So, for maybe the 30th time in a two-year span, I have been invited to a baby shower for a friend. And for the 3,000th time in that same period, another jagged little piece has splintered from my heart, leaving a trail of tears and bitterness in its wake.
I am barren in a boomtime for breeders, one of those increasingly unusual 20- and 30-somethings who is not yet a mother or a mother-to-be. There aren't very many of us left, and that only adds to my heartbreak: one by one, I am losing my friends to parenthood.
The reason why we are childless is because I am literally broken inside, in more than just the psychological sense. I have inherited so many things from my family, and among those "gifts" are bad genetics. The metabolic inconsistency that causes diabetes is also a primary factor behind PCOS.
My ovaries, those two small organs that make me a woman, don't work as they should. They are scarred, damaged, full of cysts, battered from a lifetime of exposure to the wrong sorts of hormones. Too much insulin, too much androgen, not enough estrogen. They don't work.
I spent ten years on the Pill, and I didn't need to. All that money, all that worry, wasted on eggs that will not hatch. I spent two years undergoing infertility treatment that made me crazy, miserable, and suicidal, all for absolutely nothing except an emptied savings account and a view of the brink of divorce.
And in the same week that one of my oldest friends had her first child, I got my period for the first time in almost six months. After two weeks of sore breasts, phantom smells, fatigue, appetite changes, morning nausea, and constant trips to the bathroom. After 14 glorious days of pregnancy symptoms.
Neither of us wanted to talk about it, really, but I think we both thought that this time was It. You don't look a gift horse in the mouth, so we just danced around what we both were wishing for, hoping against hope. This weekend, on lucky 07-07-07, we were going to buy The Test and confirm what we both want more than oxygen.

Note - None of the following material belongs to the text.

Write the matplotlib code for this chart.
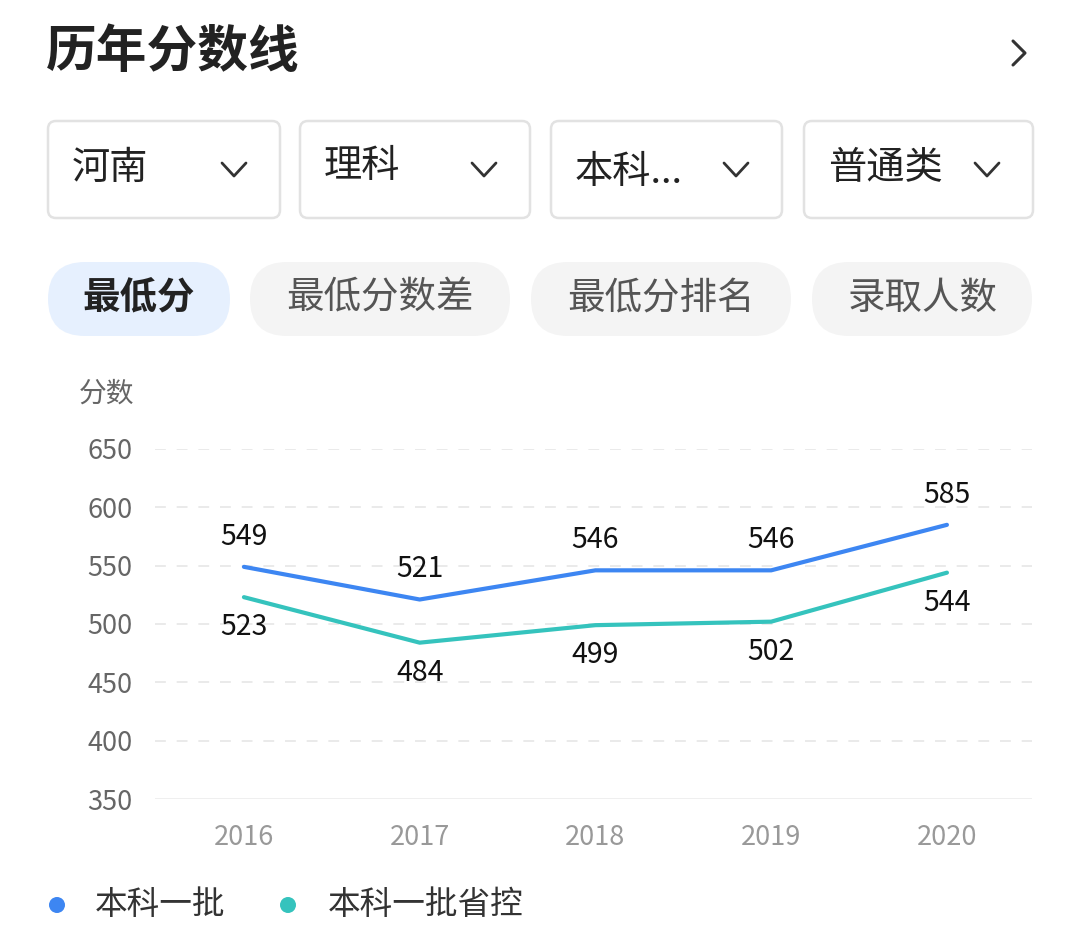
import matplotlib
matplotlib.use("Agg")
import matplotlib.pyplot as plt
from matplotlib.patches import FancyBboxPatch, Circle

plt.rcParams['font.family'] = ['Noto Sans CJK SC', 'DejaVu Sans']

years = [2016, 2017, 2018, 2019, 2020]
batch1 = [549, 521, 546, 546, 585]
batch1_ctrl = [523, 484, 499, 502, 544]
series_names = ["本科一批", "本科一批省控"]
yticks = [350, 400, 450, 500, 550, 600, 650]
filters = ["河南", "理科", "本科...", "普通类"]
tabs = ["最低分", "最低分数差", "最低分排名", "录取人数"]

blue = "#3d86f2"
teal = "#35c3bd"

W, H = 1080, 951
fig = plt.figure(figsize=(W / 100, H / 100), dpi=100)

# overlay in pixel coords for the app ui around the chart
ui = fig.add_axes([0, 0, 1, 1])
ui.set_xlim(0, W)
ui.set_ylim(H, 0)
ui.axis("off")

ui.text(46, 53, "历年分数线", fontsize=36.5, fontweight="bold", color="#222222",
        va="center", ha="left")
ui.plot([1013, 1025, 1013], [41, 53, 65], color="#333333", lw=2.2,
        solid_capstyle="round", solid_joinstyle="round")

# dropdown boxes
boxes = [(48, 280), (300, 530), (551, 782), (804, 1033)]
text_y = [168, 166, 172, 168]
for (x0, x1), label, ty in zip(boxes, filters, text_y):
    ui.add_patch(FancyBboxPatch((x0, 121), x1 - x0, 97,
                                boxstyle="round,pad=0,rounding_size=8",
                                fc="white", ec="#e2e2e2", lw=1.8))
    ui.text(x0 + 24, ty, label, fontsize=27.5, color="#222222",
            va="center", ha="left")
    cx = x1 - 46
    ui.plot([cx - 12, cx, cx + 12], [163, 176, 163], color="#333333", lw=2,
            solid_capstyle="round", solid_joinstyle="round")

# tab pills
pills = [(48, 230), (250, 510), (531, 791), (812, 1032)]
for i, ((x0, x1), label) in enumerate(zip(pills, tabs)):
    sel = i == 0
    ui.add_patch(FancyBboxPatch((x0, 262), x1 - x0, 74,
                                boxstyle="round,pad=0,rounding_size=37",
                                fc="#e6f0fe" if sel else "#f4f4f4", ec="none"))
    ui.text((x0 + x1) / 2, 298, label, fontsize=27,
            fontweight="bold" if sel else "normal",
            color="#222222" if sel else "#555555", va="center", ha="center")

ui.text(107, 394, "分数", fontsize=20, color="#666666", va="center", ha="center")

# legend
for cx, tx, col, name in [(57, 95, blue, series_names[0]),
                          (288, 328, teal, series_names[1])]:
    ui.add_patch(Circle((cx, 905), 8, fc=col, ec="none"))
    ui.text(tx, 905, name, fontsize=23.5, color="#333333", va="center", ha="left")

# chart
ax = fig.add_axes([155 / W, (H - 799) / H, (1032 - 155) / W, 350 / H])
ax.set_xlim(2015.494, 2020.484)
ax.set_ylim(350, 650)
ax.patch.set_alpha(0)
for s in ax.spines.values():
    s.set_visible(False)
ax.axhline(350, color="#eeeeee", lw=2, zorder=0)
for v in yticks[1:]:
    ax.axhline(v, color="#e8e8e8", lw=1.3, ls=(0, (6, 6)), zorder=0)

ax.plot(years, batch1, color=blue, lw=3, solid_capstyle="round")
ax.plot(years, batch1_ctrl, color=teal, lw=3, solid_capstyle="round")
for x, a, b in zip(years, batch1, batch1_ctrl):
    ax.annotate(str(a), (x, a), xytext=(0, 11), textcoords="offset points",
                ha="center", va="bottom", fontsize=20.5, color="#111111")
    ax.annotate(str(b), (x, b), xytext=(0, -11), textcoords="offset points",
                ha="center", va="top", fontsize=20.5, color="#111111")

ax.set_yticks(yticks)
ax.set_xticks(years)
ax.tick_params(axis="both", length=0)
ax.tick_params(axis="y", labelsize=19.5, labelcolor="#666666", pad=16)
ax.tick_params(axis="x", labelsize=19.5, labelcolor="#999999", pad=18)

fig.savefig("out.png", dpi=100)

Instead, we sent flowers to the hospital with a card that said: "Congratulations." Except, secretly, neither of us really mean it. Our friends had not even met when we got married. They bought a house before we did. They forced us to share our anniversary. And then they had the baby that logic says should have been ours.
My hand and my heart are both tired of writing "Congratulations" in so many pastel cards covered with ducks. I don't want to do it any more, and I don't really mean it anyway. I kind of never have. It's not fair, and it isn't right. I have followed all the rules my whole life, done everything according to plan, and this is my reward?
It's become a kind of secret password, "Congratulations" has. It doesn't mean to me what it means to them. It doesn't really mean, "I'm so happy that this wonderful thing has happened to you." It's more like, "How could you betray and abandon me like this? How can you take what I don't have?"
And as much as I know that none of this is my fault or their fault or anybody's fault but God's, that cruel heartless bastard, I still feel ashamed of things that I cannot control. I am the Great White Hope, and I am letting so many people down, and I can't fix it, and I am a total failure because I am the One Who Fixes Things.
So I will keep saying "Congratulations," but what I really mean, secretly, deep down inside where everything is hot and cold and sad and very, very angry, is: "Fuck you."